This study highlights that, in emerging markets, consumers aware of mortality salience may not always evaluate a foreign brand negatively.
Shubhomoy Banerjee, Jindal Global Business School, O.P. Jindal Global University, Sonipat, Haryana, India.
Abhijit Ghosh, Assistant Professor in Strategic Management, Offutt School of Business, Concordia College, Moorhead, Minnesota, USA.
Albert Kagan, Professor of Information Systems, WP Carey School of Business, Arizona State University, Tempe, Arizona, USA.
Soumi Chatterjee, Freelance Researcher.
This article uses the lens of terror management theory to investigate mortality salience effects on the evaluation of a brand from a developed country among consumers in a developing country.
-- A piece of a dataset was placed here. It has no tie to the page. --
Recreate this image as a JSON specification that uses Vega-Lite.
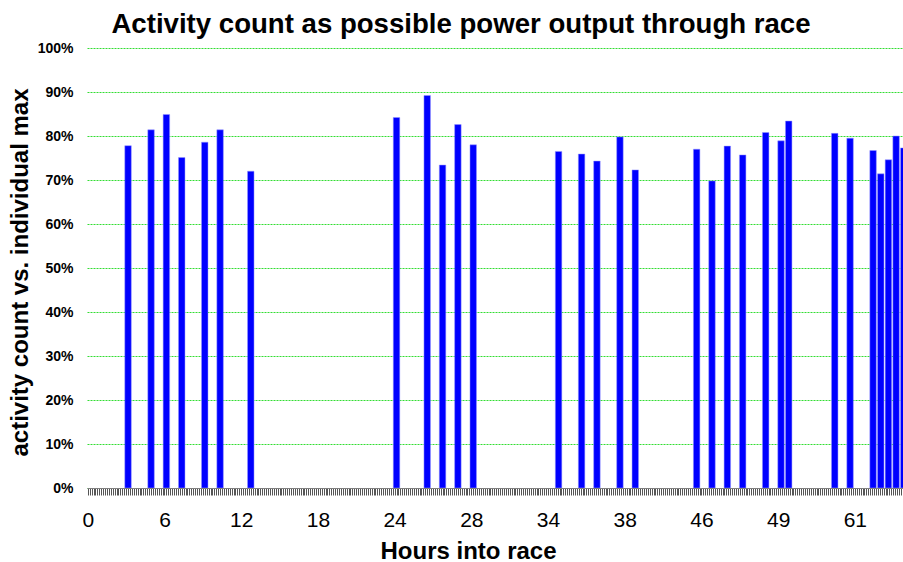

A survey was conducted among Indian consumers in which mortality was made salient for certain participants.
Mortality salience showed positive correlation with favorable evaluations of the brand from the developed country indicating the effect of mortality salience on country-of-origin evaluations. Results suggest positive evaluations of brands from developed countries may augment self-esteem of consumers.
This study highlights that, in emerging markets, consumers aware of mortality salience may not always evaluate a foreign brand negatively. The findings provide managers guidance for positioning foreign brands, emphasizing the prestige associated with these brands.